What needs to be done: Find all the lines with "chart" and gather them.
%%
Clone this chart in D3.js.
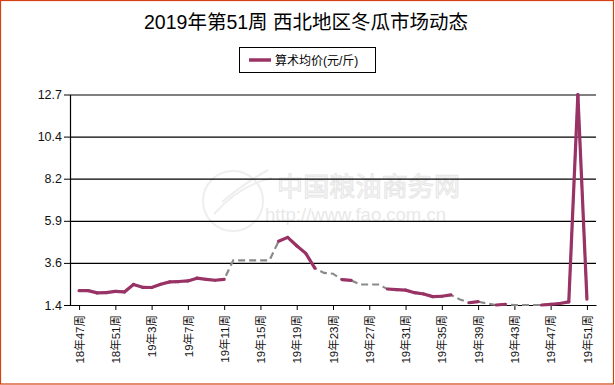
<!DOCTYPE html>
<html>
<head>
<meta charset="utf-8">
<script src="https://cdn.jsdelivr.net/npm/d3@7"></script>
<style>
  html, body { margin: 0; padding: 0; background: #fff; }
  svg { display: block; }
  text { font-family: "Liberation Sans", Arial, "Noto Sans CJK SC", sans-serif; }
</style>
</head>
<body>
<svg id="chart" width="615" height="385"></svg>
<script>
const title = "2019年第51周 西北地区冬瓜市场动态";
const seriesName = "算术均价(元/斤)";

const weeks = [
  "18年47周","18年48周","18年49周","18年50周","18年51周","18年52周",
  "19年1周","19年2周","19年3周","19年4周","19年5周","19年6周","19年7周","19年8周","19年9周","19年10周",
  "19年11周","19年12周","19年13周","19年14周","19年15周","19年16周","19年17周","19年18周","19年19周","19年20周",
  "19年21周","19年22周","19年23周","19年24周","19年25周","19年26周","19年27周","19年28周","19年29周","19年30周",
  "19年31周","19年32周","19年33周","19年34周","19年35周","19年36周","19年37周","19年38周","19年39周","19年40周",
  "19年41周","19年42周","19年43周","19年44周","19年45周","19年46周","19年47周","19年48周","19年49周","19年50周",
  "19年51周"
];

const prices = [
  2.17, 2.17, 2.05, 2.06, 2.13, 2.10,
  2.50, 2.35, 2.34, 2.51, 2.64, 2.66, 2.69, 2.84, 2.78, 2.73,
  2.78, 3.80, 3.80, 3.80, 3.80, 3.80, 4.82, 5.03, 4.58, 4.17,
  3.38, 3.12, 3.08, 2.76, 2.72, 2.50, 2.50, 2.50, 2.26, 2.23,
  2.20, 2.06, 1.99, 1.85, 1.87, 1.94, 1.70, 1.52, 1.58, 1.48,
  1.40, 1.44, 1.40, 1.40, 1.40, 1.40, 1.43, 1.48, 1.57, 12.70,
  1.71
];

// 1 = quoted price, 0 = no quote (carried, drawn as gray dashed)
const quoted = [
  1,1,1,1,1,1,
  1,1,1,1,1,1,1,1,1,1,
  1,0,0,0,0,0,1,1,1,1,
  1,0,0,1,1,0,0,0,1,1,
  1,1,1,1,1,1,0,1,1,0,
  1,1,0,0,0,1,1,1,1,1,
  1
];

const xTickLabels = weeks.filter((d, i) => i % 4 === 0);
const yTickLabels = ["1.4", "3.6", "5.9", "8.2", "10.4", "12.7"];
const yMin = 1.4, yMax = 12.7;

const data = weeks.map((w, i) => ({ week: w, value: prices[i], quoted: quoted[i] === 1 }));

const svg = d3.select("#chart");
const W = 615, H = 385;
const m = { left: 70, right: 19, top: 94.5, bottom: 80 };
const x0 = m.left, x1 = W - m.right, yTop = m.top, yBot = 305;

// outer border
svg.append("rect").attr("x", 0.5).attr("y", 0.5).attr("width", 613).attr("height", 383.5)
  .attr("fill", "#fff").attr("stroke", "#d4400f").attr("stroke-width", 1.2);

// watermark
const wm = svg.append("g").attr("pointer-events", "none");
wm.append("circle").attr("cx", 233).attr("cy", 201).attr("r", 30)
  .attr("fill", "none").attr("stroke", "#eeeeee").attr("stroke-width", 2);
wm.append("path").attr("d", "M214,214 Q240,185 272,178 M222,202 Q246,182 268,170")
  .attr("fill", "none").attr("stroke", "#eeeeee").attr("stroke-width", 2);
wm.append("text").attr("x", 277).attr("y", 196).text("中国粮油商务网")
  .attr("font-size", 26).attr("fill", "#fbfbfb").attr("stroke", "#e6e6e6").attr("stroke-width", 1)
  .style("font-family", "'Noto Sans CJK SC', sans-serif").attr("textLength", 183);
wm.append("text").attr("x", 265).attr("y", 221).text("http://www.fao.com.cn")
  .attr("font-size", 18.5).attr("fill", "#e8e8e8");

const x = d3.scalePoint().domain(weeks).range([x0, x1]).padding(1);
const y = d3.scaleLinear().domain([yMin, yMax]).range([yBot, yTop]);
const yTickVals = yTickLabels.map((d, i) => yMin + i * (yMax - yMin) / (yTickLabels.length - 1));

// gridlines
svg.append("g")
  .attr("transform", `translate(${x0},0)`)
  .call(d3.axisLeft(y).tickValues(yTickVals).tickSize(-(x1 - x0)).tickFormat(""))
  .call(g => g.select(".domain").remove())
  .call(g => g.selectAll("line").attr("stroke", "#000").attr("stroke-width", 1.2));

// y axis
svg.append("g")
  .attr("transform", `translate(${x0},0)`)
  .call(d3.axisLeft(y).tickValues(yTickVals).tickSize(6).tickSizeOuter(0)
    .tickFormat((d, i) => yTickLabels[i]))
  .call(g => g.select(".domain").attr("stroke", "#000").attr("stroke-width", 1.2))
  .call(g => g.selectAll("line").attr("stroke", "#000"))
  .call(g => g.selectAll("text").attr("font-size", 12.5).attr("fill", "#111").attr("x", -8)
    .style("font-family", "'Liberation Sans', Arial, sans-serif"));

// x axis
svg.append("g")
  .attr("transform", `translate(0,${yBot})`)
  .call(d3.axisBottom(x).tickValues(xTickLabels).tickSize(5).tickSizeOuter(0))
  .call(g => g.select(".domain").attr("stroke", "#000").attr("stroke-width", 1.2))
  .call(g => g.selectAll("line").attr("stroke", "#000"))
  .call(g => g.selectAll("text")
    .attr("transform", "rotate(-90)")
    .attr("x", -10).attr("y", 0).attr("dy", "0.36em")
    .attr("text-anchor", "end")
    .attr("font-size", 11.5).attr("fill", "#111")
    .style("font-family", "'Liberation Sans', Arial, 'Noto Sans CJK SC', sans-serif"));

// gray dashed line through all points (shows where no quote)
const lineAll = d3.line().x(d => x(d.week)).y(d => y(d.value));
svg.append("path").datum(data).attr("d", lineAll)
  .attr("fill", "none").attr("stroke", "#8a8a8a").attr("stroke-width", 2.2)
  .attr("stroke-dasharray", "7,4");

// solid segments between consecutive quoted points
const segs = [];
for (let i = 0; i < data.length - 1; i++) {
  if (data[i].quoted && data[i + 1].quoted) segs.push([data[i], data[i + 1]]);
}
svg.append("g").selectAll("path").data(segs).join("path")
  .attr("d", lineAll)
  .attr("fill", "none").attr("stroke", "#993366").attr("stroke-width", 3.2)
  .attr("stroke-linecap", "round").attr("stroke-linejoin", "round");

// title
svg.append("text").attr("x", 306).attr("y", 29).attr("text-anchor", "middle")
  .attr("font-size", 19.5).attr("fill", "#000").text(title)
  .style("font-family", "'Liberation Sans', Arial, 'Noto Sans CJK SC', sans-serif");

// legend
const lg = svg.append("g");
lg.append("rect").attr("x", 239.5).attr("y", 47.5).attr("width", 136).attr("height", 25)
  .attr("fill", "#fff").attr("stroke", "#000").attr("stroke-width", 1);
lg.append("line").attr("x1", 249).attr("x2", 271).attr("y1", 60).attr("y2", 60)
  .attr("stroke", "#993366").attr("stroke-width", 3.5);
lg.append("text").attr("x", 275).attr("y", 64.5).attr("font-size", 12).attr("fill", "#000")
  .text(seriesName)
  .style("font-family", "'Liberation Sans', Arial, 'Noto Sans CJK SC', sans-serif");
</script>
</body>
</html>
%%
Exercise solution:
Clone this chart in D3.js.
<svg id="chart" width="615" height="385"></svg>
const svg = d3.select("#chart");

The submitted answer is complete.